Task statement: Using the records that follow, copy every line containing the word "this".
### Data entries ###
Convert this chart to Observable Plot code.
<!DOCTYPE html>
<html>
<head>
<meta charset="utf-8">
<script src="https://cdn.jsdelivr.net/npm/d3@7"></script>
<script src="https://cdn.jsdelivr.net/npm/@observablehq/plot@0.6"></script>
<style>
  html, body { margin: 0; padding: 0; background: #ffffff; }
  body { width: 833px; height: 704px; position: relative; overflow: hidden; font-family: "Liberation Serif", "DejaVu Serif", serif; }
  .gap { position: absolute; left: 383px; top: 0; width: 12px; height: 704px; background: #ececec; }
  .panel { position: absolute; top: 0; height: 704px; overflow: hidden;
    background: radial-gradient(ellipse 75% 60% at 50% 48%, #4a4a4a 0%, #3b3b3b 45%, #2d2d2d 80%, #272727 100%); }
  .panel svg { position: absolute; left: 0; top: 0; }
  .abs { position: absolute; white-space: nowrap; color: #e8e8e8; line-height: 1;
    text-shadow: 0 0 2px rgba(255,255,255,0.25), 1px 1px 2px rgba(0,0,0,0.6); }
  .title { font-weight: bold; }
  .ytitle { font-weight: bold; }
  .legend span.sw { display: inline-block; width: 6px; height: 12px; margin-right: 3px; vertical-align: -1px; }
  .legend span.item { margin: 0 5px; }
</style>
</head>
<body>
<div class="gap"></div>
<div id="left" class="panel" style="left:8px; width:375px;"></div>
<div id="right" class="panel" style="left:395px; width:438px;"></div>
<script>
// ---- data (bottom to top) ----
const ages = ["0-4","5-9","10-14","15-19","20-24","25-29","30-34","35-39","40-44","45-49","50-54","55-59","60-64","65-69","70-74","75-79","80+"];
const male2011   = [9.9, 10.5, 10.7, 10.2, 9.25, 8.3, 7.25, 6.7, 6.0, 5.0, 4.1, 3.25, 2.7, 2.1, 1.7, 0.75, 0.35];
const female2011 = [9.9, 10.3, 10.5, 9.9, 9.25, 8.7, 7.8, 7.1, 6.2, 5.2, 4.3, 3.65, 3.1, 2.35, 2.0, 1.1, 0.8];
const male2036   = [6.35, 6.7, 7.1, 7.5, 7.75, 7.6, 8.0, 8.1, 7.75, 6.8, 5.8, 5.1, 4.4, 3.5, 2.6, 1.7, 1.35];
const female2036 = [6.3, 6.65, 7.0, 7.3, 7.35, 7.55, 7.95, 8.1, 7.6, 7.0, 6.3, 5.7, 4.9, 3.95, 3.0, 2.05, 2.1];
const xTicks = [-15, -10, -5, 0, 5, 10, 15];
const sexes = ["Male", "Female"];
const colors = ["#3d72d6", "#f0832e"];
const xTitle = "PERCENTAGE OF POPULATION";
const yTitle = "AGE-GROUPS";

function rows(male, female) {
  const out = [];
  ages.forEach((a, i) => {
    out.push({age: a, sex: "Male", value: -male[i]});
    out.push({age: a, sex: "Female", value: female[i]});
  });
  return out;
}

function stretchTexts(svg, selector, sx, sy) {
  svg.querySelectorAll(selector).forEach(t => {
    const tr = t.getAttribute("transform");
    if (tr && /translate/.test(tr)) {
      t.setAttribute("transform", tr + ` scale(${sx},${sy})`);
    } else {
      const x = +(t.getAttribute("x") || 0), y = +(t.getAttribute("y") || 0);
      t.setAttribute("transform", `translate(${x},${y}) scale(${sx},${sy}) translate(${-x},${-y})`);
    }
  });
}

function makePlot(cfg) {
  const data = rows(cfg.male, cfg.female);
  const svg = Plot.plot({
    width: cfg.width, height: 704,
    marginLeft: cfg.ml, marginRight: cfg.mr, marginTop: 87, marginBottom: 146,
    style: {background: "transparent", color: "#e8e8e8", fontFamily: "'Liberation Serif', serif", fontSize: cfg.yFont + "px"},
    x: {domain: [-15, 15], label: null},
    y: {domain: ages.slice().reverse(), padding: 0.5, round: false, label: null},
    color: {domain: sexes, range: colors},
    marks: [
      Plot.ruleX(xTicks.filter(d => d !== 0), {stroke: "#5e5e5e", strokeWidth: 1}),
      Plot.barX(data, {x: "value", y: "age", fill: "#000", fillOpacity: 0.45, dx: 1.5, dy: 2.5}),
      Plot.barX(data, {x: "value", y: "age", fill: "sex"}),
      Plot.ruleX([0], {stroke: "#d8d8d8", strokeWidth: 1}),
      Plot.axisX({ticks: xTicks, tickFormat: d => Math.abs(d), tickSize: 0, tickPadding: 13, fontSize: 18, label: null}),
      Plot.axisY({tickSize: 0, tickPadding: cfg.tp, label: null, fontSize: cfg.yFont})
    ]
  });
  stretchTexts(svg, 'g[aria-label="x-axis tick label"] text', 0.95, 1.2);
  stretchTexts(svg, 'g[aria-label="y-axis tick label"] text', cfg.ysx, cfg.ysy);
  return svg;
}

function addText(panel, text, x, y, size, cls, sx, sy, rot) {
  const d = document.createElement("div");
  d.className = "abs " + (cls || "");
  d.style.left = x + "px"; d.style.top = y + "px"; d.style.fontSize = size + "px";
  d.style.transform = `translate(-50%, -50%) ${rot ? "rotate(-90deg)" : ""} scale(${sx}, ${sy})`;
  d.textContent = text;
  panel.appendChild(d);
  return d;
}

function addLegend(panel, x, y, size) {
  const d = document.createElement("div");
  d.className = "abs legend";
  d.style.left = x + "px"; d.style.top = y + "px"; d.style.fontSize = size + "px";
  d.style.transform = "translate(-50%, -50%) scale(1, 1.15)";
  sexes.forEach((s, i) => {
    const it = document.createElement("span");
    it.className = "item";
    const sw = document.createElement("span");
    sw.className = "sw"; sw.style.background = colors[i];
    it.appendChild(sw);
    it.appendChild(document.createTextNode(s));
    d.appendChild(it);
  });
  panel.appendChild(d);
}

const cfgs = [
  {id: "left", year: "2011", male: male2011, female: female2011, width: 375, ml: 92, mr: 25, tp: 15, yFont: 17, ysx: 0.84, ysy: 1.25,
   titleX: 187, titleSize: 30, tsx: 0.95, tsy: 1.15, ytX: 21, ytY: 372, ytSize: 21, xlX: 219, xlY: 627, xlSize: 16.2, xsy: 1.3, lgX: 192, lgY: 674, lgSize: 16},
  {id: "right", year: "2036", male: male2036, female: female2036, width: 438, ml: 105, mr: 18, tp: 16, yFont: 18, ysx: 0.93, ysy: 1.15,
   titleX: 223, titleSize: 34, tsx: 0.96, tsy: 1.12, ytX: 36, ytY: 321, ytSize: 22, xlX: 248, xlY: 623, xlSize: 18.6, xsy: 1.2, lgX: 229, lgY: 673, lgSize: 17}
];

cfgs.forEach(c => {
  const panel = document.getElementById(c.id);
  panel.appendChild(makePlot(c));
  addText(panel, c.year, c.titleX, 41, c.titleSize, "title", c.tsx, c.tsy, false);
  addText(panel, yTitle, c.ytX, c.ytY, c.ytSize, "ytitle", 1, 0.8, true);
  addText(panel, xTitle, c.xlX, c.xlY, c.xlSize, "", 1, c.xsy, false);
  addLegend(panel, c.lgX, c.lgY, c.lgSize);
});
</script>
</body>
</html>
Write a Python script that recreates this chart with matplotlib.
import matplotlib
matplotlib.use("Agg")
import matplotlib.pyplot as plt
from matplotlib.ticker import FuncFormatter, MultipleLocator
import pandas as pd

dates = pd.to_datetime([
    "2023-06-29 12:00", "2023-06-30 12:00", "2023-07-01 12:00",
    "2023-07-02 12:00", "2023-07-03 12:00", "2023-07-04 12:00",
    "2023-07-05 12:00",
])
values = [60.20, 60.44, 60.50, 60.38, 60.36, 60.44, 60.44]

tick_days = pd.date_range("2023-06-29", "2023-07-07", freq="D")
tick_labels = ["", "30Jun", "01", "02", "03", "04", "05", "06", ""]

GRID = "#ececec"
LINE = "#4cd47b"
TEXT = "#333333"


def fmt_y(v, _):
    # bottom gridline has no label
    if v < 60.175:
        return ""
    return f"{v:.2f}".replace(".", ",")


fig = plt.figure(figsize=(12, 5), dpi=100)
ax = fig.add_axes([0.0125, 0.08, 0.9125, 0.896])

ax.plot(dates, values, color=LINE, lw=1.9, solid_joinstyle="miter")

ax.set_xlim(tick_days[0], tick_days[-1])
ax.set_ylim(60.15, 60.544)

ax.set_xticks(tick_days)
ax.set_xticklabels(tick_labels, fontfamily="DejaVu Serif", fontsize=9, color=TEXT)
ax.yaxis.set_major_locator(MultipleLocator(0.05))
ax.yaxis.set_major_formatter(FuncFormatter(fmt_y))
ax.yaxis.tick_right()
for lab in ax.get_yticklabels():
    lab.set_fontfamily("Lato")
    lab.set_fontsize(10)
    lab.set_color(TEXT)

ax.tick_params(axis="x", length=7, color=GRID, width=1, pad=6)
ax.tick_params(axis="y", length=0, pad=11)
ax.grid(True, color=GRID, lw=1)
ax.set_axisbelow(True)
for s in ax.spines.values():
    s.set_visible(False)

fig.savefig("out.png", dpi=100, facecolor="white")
###
Response below:
Convert this chart to Observable Plot code.
Write a Python script that recreates this chart with matplotlib.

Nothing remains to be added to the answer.